Op 27 oktober 2009 heeft het onderzoek ter zitting plaatsgehad, waarbij de standpunten van partijen bij monde van hun gemachtigden nader zijn toegelicht.
2. De beoordeling
2.1 Verweerder heeft appellantes bezwaar bij het bestreden besluit van 18 februari 2009
niet-ontvankelijk verklaard, omdat appellante geen belang heeft bij een behandeling van haar bezwaar. Het bestreden besluit is – samengevat weergegeven – als volgt gemotiveerd. Appellante heeft 62,33 toeslagrechten beschikbaar voor uitbetaling en 70.12 ha opgegeven op het overzicht gewaspercelen. Na administratieve controles zijn 66.64 ha geconstateerd. Er kan niet voor meer dan het aantal toeslagrechten waarover appellante beschikt (62,33) bedrijfstoeslag worden verleend. Dit betekent dat het bezwaar van appellante, gericht tegen verweerders vaststelling dat de opgegeven gewaspercelen ten dele als niet-geconstateerd moeten worden aangemerkt, niet kan leiden tot een hogere bedrijfstoeslag.

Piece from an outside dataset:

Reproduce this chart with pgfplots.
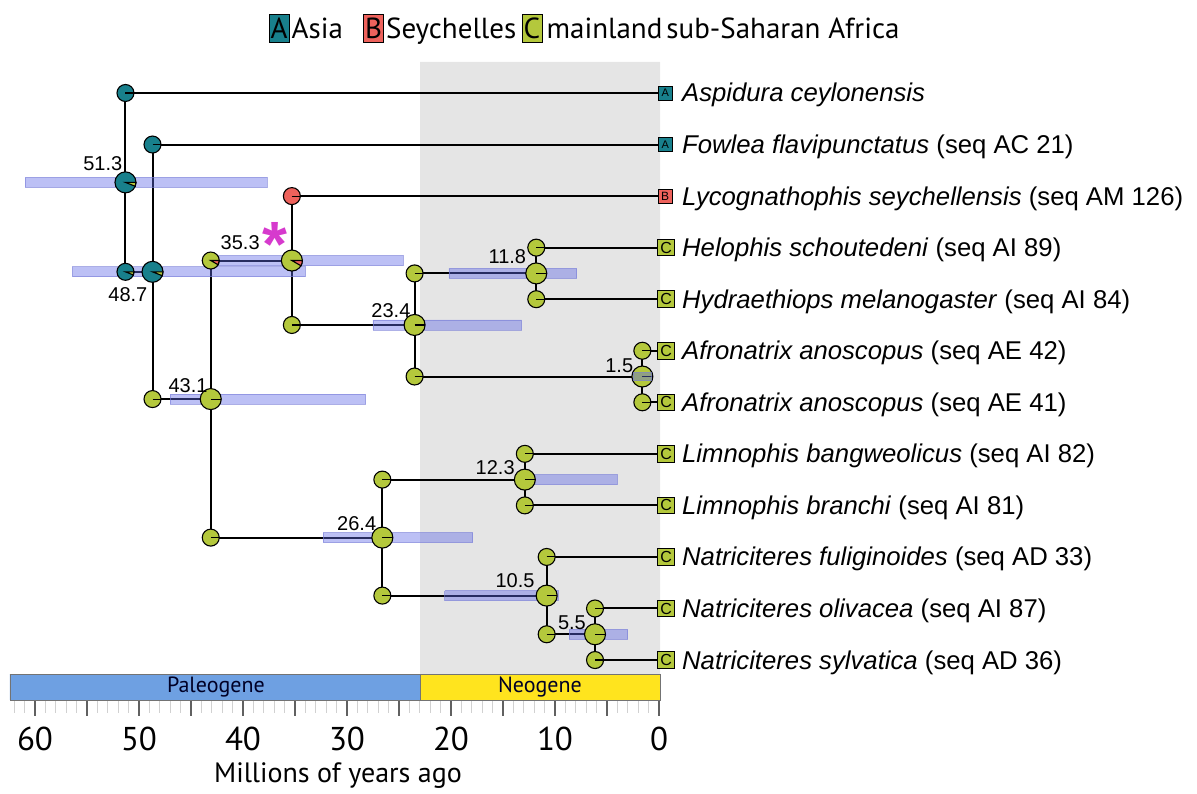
\documentclass[border=0pt]{standalone}
\usepackage{pgfplots}
\pgfplotsset{compat=1.18}
\usepackage{fontspec}
\setmainfont{Liberation Sans}
\newfontfamily\ptsans{PT Sans}
\definecolor{tealc}{RGB}{24,128,140}
\definecolor{redc}{RGB}{238,98,92}
\definecolor{greenc}{RGB}{180,200,60}
\definecolor{hpdc}{RGB}{95,105,230}
\definecolor{hpdline}{RGB}{120,125,215}
\definecolor{neogray}{RGB}{229,229,229}
\definecolor{paleoc}{RGB}{110,160,226}
\definecolor{neoc}{RGB}{255,228,30}
\definecolor{magc}{RGB}{214,58,205}

\pgfdeclareplotmark{pie}{%
  \pgfpathcircle{\pgfpointorigin}{\pgfplotmarksize}%
  \pgfusepathqfillstroke
  \pgfpathmoveto{\pgfpointorigin}%
  \pgfpathlineto{\pgfqpoint{\pgfplotmarksize}{0pt}}%
  \pgfusepathqstroke
}
\pgfdeclareplotmark{pieg}{%
  \pgfpathcircle{\pgfpointorigin}{\pgfplotmarksize}%
  \pgfusepathqfillstroke
  \begin{pgfscope}%
  \pgfsetfillcolor{greenc}%
  \pgfpathmoveto{\pgfpointorigin}%
  \pgfpathlineto{\pgfqpoint{\pgfplotmarksize}{0pt}}%
  \pgfpatharc{0}{-22}{\the\pgfplotmarksize}%
  \pgfpathclose
  \pgfusepathqfillstroke
  \end{pgfscope}%
}
\pgfdeclareplotmark{pier}{%
  \pgfpathcircle{\pgfpointorigin}{\pgfplotmarksize}%
  \pgfusepathqfillstroke
  \begin{pgfscope}%
  \pgfsetfillcolor{redc}%
  \pgfpathmoveto{\pgfpointorigin}%
  \pgfpathlineto{\pgfqpoint{\pgfplotmarksize}{0pt}}%
  \pgfpatharc{0}{-30}{\the\pgfplotmarksize}%
  \pgfpathclose
  \pgfusepathqfillstroke
  \end{pgfscope}%
}
\newcommand\hpd[4]{\addplot[hpd] coordinates {(#1,#3)(#2,#3)(#2,#4)(#1,#4)(#1,#3)};}

\begin{document}
\begin{tikzpicture}[x=1pt,y=1pt,
  hpd/.style={fill=hpdc, fill opacity=0.42, draw=hpdline, draw opacity=0.6, line width=0.8pt},
  br/.style={black, line width=2pt},
  nlab/.style={anchor=base east, inner sep=0pt, font=\fontsize{20}{20}\selectfont},
  tlab/.style={anchor=base west, inner sep=0pt, yshift=-9pt, font=\fontsize{25.7}{28}\selectfont},
  tipl/.style={inner sep=0pt}]
\path[use as bounding box] (0,0) rectangle (1197,794);
\begin{axis}[
  at={(10pt,94pt)}, anchor=south west,
  scale only axis, width=649pt, height=638pt,
  x dir=reverse, xmin=0, xmax=62.404,
  ymin=-12.775, ymax=-0.3986,
  clip=false, clip marker paths=true,
  axis x line*=bottom, axis y line=none,
  x axis line style={draw=none},
  ytick=\empty,
  xtick={0,10,...,60},
  extra x ticks={5,15,25,35,45,55}, extra x tick labels={},
  extra x tick style={grid=none},
  minor xtick={1,2,3,4,6,7,8,9,11,12,13,14,16,17,18,19,21,22,23,24,26,27,28,29,31,32,33,34,36,37,38,39,41,42,43,44,46,47,48,49,51,52,53,54,56,57,58,59,61,62},
  tick align=outside,
  major tick length=16pt, minor tick length=13pt,
  major tick style={draw=black!62, line width=1.4pt},
  minor tick style={draw=black!18, line width=1pt},
  /pgf/number format/assume math mode=true,
  xticklabel style={font=\ptsans\fontsize{33}{33}\selectfont, yshift=-7pt},
]
% Neogene shading
\addplot[fill=neogray, draw=none, no marks] coordinates {(22.98,-0.3986)(-0.1,-0.3986)(-0.1,-12.271)(22.98,-12.271)(22.98,-0.3986)};
% period bar
\addplot[fill=paleoc, draw=black!55, line width=0.8pt, no marks] coordinates {(62.404,-12.271)(22.98,-12.271)(22.98,-12.775)(62.404,-12.775)(62.404,-12.271)};
\addplot[fill=neoc, draw=black!55, line width=0.8pt, no marks] coordinates {(22.98,-12.271)(-0.1,-12.271)(-0.1,-12.775)(22.98,-12.775)(22.98,-12.271)};
\node[font=\ptsans\fontsize{22}{22}\selectfont, text=black!85!blue] at (axis cs:42.6,-12.523) {Paleogene};
\node[font=\ptsans\fontsize{22}{22}\selectfont, text=black!85!blue] at (axis cs:11.44,-12.523) {Neogene};
% tree branches
\addplot[br, no marks] coordinates {(0,-1)(51.3,-1)(51.3,-4.469)(48.7,-4.469)};
\addplot[br, no marks] coordinates {(0,-2)(48.7,-2)(48.7,-6.9375)(43.1,-6.9375)};
\addplot[br, no marks] coordinates {(35.3,-4.25)(43.1,-4.25)(43.1,-9.625)(26.6,-9.625)};
\addplot[br, no marks] coordinates {(0,-3)(35.3,-3)(35.3,-5.5)(23.5,-5.5)};
\addplot[br, no marks] coordinates {(11.8,-4.5)(23.5,-4.5)(23.5,-6.5)(1.6,-6.5)};
\addplot[br, no marks] coordinates {(0,-4)(11.8,-4)(11.8,-5)(0,-5)};
\addplot[br, no marks] coordinates {(0,-6)(1.6,-6)(1.6,-7)(0,-7)};
\addplot[br, no marks] coordinates {(12.9,-8.5)(26.6,-8.5)(26.6,-10.75)(10.8,-10.75)};
\addplot[br, no marks] coordinates {(0,-8)(12.9,-8)(12.9,-9)(0,-9)};
\addplot[br, no marks] coordinates {(0,-10)(10.8,-10)(10.8,-11.5)(6.15,-11.5)};
\addplot[br, no marks] coordinates {(0,-11)(6.15,-11)(6.15,-12)(0,-12)};
% HPD bars
\hpd{60.96}{37.7}{-2.637}{-2.831}
\hpd{56.4}{34.0}{-4.372}{-4.566}
\hpd{42.7}{24.6}{-4.153}{-4.347}
\hpd{47.0}{28.2}{-6.841}{-7.035}
\hpd{27.5}{13.2}{-5.403}{-5.597}
\hpd{20.2}{7.9}{-4.403}{-4.597}
\hpd{32.3}{17.9}{-9.528}{-9.722}
\hpd{12.4}{4.0}{-8.403}{-8.597}
\hpd{20.6}{9.7}{-10.653}{-10.847}
\hpd{8.65}{3.0}{-11.403}{-11.597}
% pies: corners
\addplot[only marks, mark=pie, mark size=8.5pt, mark options={fill=tealc, draw=black, line width=1.1pt}] coordinates {(51.3,-1)(48.7,-2)};
\addplot[only marks, mark=pieg, mark size=8.5pt, mark options={fill=tealc, draw=black, line width=1.1pt}] coordinates {(51.3,-4.469)};
\addplot[only marks, mark=pie, mark size=8.5pt, mark options={fill=redc, draw=black, line width=1.1pt}] coordinates {(35.3,-3)};
\addplot[only marks, mark=pier, mark size=8.5pt, mark options={fill=greenc, draw=black, line width=1.1pt}] coordinates {(43.1,-4.25)};
\addplot[only marks, mark=pie, mark size=8.5pt, mark options={fill=greenc, draw=black, line width=1.1pt}] coordinates {(48.7,-6.9375)(43.1,-9.625)(35.3,-5.5)(23.5,-4.5)(23.5,-6.5)(11.8,-4)(11.8,-5)(1.6,-6)(1.6,-7)(26.6,-8.5)(26.6,-10.75)(12.9,-8)(12.9,-9)(10.8,-10)(10.8,-11.5)(6.15,-11)(6.15,-12)};
% pies: nodes
\addplot[only marks, mark=pieg, mark size=10.5pt, mark options={fill=tealc, draw=black, line width=1.1pt}] coordinates {(51.3,-2.734)(48.7,-4.469)};
\addplot[only marks, mark=pier, mark size=10.5pt, mark options={fill=greenc, draw=black, line width=1.1pt}] coordinates {(35.3,-4.25)};
\addplot[only marks, mark=pie, mark size=10.5pt, mark options={fill=greenc, draw=black, line width=1.1pt}] coordinates {(43.1,-6.9375)(23.5,-5.5)(11.8,-4.5)(1.6,-6.5)(26.6,-9.625)(12.9,-8.5)(10.8,-10.75)(6.15,-11.5)};
\hpd{2.5}{0.7}{-6.42}{-6.58}
% tip squares
\addplot[only marks, mark=square*, mark size=7pt, mark options={fill=tealc, draw=black, line width=0.8pt}] coordinates {(-0.6,-1)(-0.6,-2)};
\addplot[only marks, mark=square*, mark size=7pt, mark options={fill=redc, draw=black, line width=0.8pt}] coordinates {(-0.6,-3)};
\addplot[only marks, mark=square*, mark size=8.3pt, mark options={fill=greenc, draw=black, line width=0.9pt}] coordinates {(-0.68,-4)(-0.68,-5)(-0.68,-6)(-0.68,-7)(-0.68,-8)(-0.68,-9)(-0.68,-10)(-0.68,-11)(-0.68,-12)};
\node[tipl, font=\fontsize{11}{11}\selectfont] at (axis cs:-0.6,-1) {A};
\node[tipl, font=\fontsize{11}{11}\selectfont] at (axis cs:-0.6,-2) {A};
\node[tipl, font=\fontsize{12}{12}\selectfont] at (axis cs:-0.6,-3) {B};
\node[tipl, font=\fontsize{16}{16}\selectfont] at (axis cs:-0.68,-4) {C};
\node[tipl, font=\fontsize{16}{16}\selectfont] at (axis cs:-0.68,-5) {C};
\node[tipl, font=\fontsize{16}{16}\selectfont] at (axis cs:-0.68,-6) {C};
\node[tipl, font=\fontsize{16}{16}\selectfont] at (axis cs:-0.68,-7) {C};
\node[tipl, font=\fontsize{16}{16}\selectfont] at (axis cs:-0.68,-8) {C};
\node[tipl, font=\fontsize{16}{16}\selectfont] at (axis cs:-0.68,-9) {C};
\node[tipl, font=\fontsize{16}{16}\selectfont] at (axis cs:-0.68,-10) {C};
\node[tipl, font=\fontsize{16}{16}\selectfont] at (axis cs:-0.68,-11) {C};
\node[tipl, font=\fontsize{16}{16}\selectfont] at (axis cs:-0.68,-12) {C};
% tip labels
\node[tlab] at (axis cs:-2.21,-1) {\textit{Aspidura ceylonensis}};
\node[tlab] at (axis cs:-2.21,-2) {\textit{Fowlea flavipunctatus} (seq AC 21)};
\node[tlab] at (axis cs:-2.21,-3) {\textit{Lycognathophis seychellensis} (seq AM 126)};
\node[tlab] at (axis cs:-2.21,-4) {\textit{Helophis schoutedeni} (seq AI 89)};
\node[tlab] at (axis cs:-2.21,-5) {\textit{Hydraethiops melanogaster} (seq AI 84)};
\node[tlab] at (axis cs:-2.21,-6) {\textit{Afronatrix anoscopus} (seq AE 42)};
\node[tlab] at (axis cs:-2.21,-7) {\textit{Afronatrix anoscopus} (seq AE 41)};
\node[tlab] at (axis cs:-2.21,-8) {\textit{Limnophis bangweolicus} (seq AI 82)};
\node[tlab] at (axis cs:-2.21,-9) {\textit{Limnophis branchi} (seq AI 81)};
\node[tlab] at (axis cs:-2.21,-10) {\textit{Natriciteres fuliginoides} (seq AD 33)};
\node[tlab] at (axis cs:-2.21,-11) {\textit{Natriciteres olivacea} (seq AI 87)};
\node[tlab] at (axis cs:-2.21,-12) {\textit{Natriciteres sylvatica} (seq AD 36)};
% node age labels
\node[nlab, xshift=-3pt, yshift=12pt] at (axis cs:51.3,-2.734) {51.3};
\node[nlab, xshift=-5pt, yshift=-30pt] at (axis cs:48.7,-4.469) {48.7};
\node[nlab, xshift=-32pt, yshift=11pt] at (axis cs:35.3,-4.25) {35.3};
\node[nlab, xshift=-3pt, yshift=7pt] at (axis cs:43.1,-6.9375) {43.1};
\node[nlab, xshift=-4pt, yshift=7pt] at (axis cs:23.5,-5.5) {23.4};
\node[nlab, xshift=-10pt, yshift=10pt] at (axis cs:11.8,-4.5) {11.8};
\node[nlab, xshift=-9pt, yshift=4pt] at (axis cs:1.6,-6.5) {1.5};
\node[nlab, xshift=-6pt, yshift=7pt] at (axis cs:26.6,-9.625) {26.4};
\node[nlab, xshift=-10pt, yshift=5pt] at (axis cs:12.9,-8.5) {12.3};
\node[nlab, xshift=-12pt, yshift=8pt] at (axis cs:10.8,-10.75) {10.5};
\node[nlab, xshift=-9pt, yshift=5pt] at (axis cs:6.15,-11.5) {5.5};
% asterisk
\node[anchor=base, inner sep=0pt, text=magc, font=\bfseries\fontsize{64}{64}\selectfont] at (axis cs:36.92,-4.375) {*};
\end{axis}
% x label
\node[font=\ptsans\fontsize{28}{28}\selectfont] at (338,18) {Millions of years ago};
% legend
\begin{scope}[font=\ptsans\fontsize{29}{29}\selectfont, lbox/.style={draw=black, line width=0.8pt, minimum width=20pt, minimum height=28pt, inner sep=0pt}]
\node[lbox, fill=tealc] (la) at (279,766) {A};
\node[anchor=base west, inner sep=0pt, xshift=2pt, yshift=-10.2pt] (ta) at (la.east) {Asia};
\node[lbox, fill=redc, anchor=west, xshift=20pt, yshift=10.2pt] (lb) at (ta.base east) {B};
\node[anchor=base west, inner sep=0pt, xshift=2pt, yshift=-10.2pt] (tb) at (lb.east) {Seychelles};
\node[lbox, fill=greenc, anchor=west, xshift=5pt, yshift=10.2pt] (lc) at (tb.base east) {C};
\node[anchor=base west, inner sep=0pt, xshift=4pt, yshift=-10.2pt] (tc) at (lc.east) {mainland\hspace{4pt}sub-Saharan Africa};
\end{scope}
\end{tikzpicture}
\end{document}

2.2 Appellante is van mening dat zij wel een belang heeft bij een behandeling van haar bezwaar. Daartoe heeft zij onder meer het volgende aangevoerd. Zij bestrijdt dat de percelen die door verweerder als niet-geconstateerd zijn aangemerkt (hierna: de betrokken percelen), niet aan de voorwaarden voldoen. Zij wil hierover helderheid met het oog op de aanvragen om bedrijfstoeslag voor de jaren na 2006. Zij vreest voor die jaren te worden geconfronteerd met sancties op de grond dat de betrokken percelen al eerder ten onrechte voor bedrijfstoeslag in aanmerking zijn gebracht.
2.3 Het College is van oordeel dat er onvoldoende grond is te oordelen dat appellante geen belang heeft bij de behandeling van haar bezwaar. Dat er voor appellante tegen de besluiten voor de jaren na 2006 bezwaar en beroep openstaat en dan over de betrokken percelen kan worden geoordeeld als die voor die jaren wel van belang zijn voor de hoogte van de bedrijfstoeslag, zoals verweerder heeft gesteld, doet er niet aan af dat appellante belang heeft bij een behandeling van haar bezwaar over het jaar 2006. Appellantes vrees voor een sanctie bij een herhaalde opgave van de betrokken percelen in de jaren na 2006 – daarbij kan worden gewezen op artikel 53 van Verordening (EG) nr. 796/2004 – is immers gerechtvaardigd. Hierbij is van belang dat verweerder ter zake geen toezeggingen aan appellante heeft gedaan over de besluiten op de aanvragen voor de jaren na 2006.
2.4 Het voorgaande leidt tot de slotsom dat het beroep gegrond moet worden verklaard en dat het bestreden besluit moet worden vernietigd.
2.5 Het College acht ten slotte termen aanwezig voor een proceskostenveroordeling. Deze kosten, bestaande uit de kosten van door appellantes gemachtigde verleende rechtsbijstand, zijn op de voet van het Besluit proceskosten bestuursrecht vastgesteld op € 805,- (1 punt voor het beroepschrift, 0,5 punt voor de schriftelijke inlichtingen van 2 juli 2009 en 1 punt voor het verschijnen ter zitting, met wegingsfactor 1 en € 322,- per punt).
3. De beslissing
Het College:
- verklaart het beroep gegrond;
- vernietigt het bestreden besluit van 18 februari 2009;
- bepaalt dat verweerder opnieuw op het bezwaar van appellante beslist met inachtneming van hetgeen in deze uitspraak
is overwogen;
- veroordeelt verweerder in de proceskosten van appellante tot een bedrag van € 805,- (zegge: achthonderdvijf euro);
- bepaalt dat verweerder aan appellante het door haar betaalde griffierecht ten bedrage van € 297,-
(zegge: tweehonderdzevenennegentig euro) vergoedt.
Aldus gewezen door mr. E.J.M. Heijs, in tegenwoordigheid van mr. B.J.E. Lodder als griffier, en uitgesproken in het openbaar op 19 januari 2010.